When the EU, the UN, and the US condemned the ‘War on Drugs,’ Duterte accused the West of hypocrisy.  Although Duterte’s actions violate several instances of international law, he has received little concrete pushback from the international community, in large part due to his threats that he would turn to China or Russia if the Philippines faced any economic sanctions or loss of international aid.

This new stance on the death penalty violates the UN’s International Covenant on Civil and Political Rights, which the Philippines signed and ratified.  Article 6 of the Covenant explicitly condemns the death penalty and goes on to state: “In countries which have not abolished the death penalty, sentence of death may be imposed only for the most serious crimes…”

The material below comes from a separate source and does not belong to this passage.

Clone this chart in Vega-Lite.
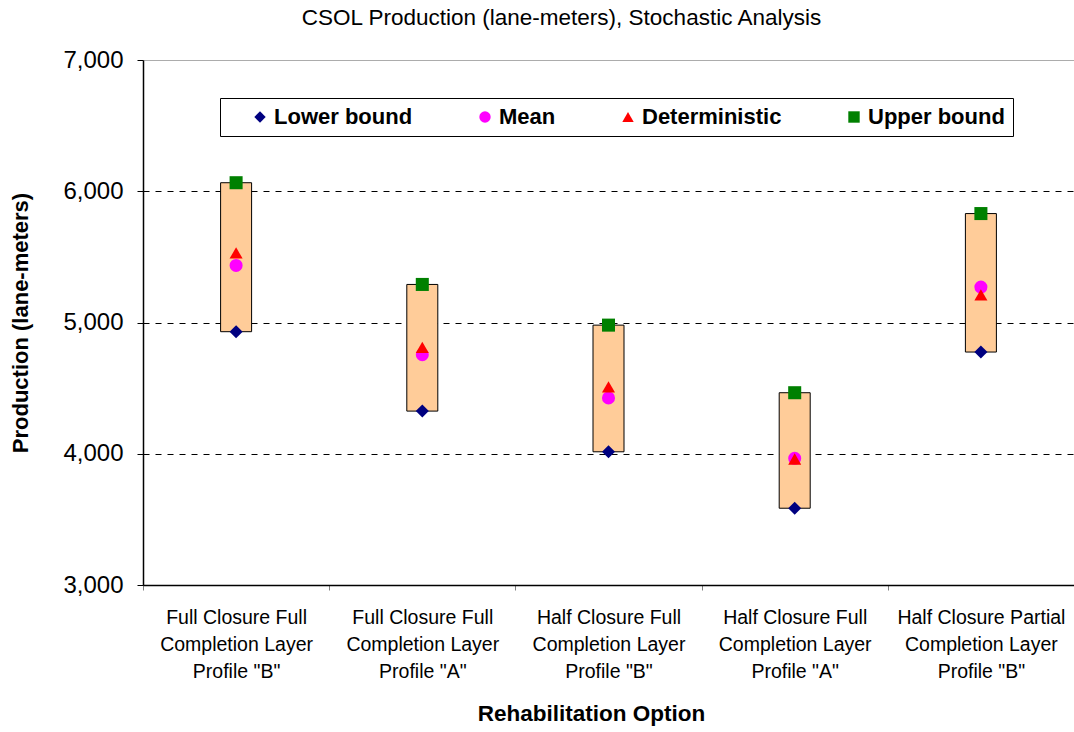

The Filipino government released a statement immediately after the UN convened to discuss the drug war, claiming that there were no extra-judicial killings going on. “These are deaths arising from legitimate law enforcement operations or deaths that require further investigation following established rules of engagement by the country’s law enforcers.”

Duterte threatened to expel ambassadors from the European Union who he claimed were plotting to force the Philippines out of the UN, though he later walked back his comments after learning the group did not represent the EU in any official capacity.

UN human rights chief Zeid Ra’ad al-Hussein suggested that Duterte be investigated for murder, after the president said he had personally shot and killed three drug users when he was mayor.  In response, Duterte called al-Hussein an “idiot” and threatened to withdraw from the UN, the International Criminal Court, and the Enhanced Defense Cooperation Agreement with the US.

Through the EDCA, the US gained an advantageous military position in southeast Asia.  In return, the Philippines received humanitarian and military assistance.  Duterte’s threat of withdrawal accompanied a claim that he would rather buy arms from Russia and China.

US-Philippines relations have been rocky under Duterte.  President Obama canceled a trip to the Philippines to discuss the human rights situation there after Duterte disrespected him by degrading his daughter with a series of sexual expletives.  President Trump drew widespread criticism from human rights groups after he invited Duterte to the White House, although Duterte declined the invitation.  Trump will travel to the Philippines on November 12, as part of his tour of southeast Asia.

A presidential term in the Philippines lasts 6 years.  At 72, Duterte is already the oldest Philippine president ever.  The Philippine constitution limits presidents to one term only, but there is no way of knowing how many Filipinos will die before his successor takes office in 2022.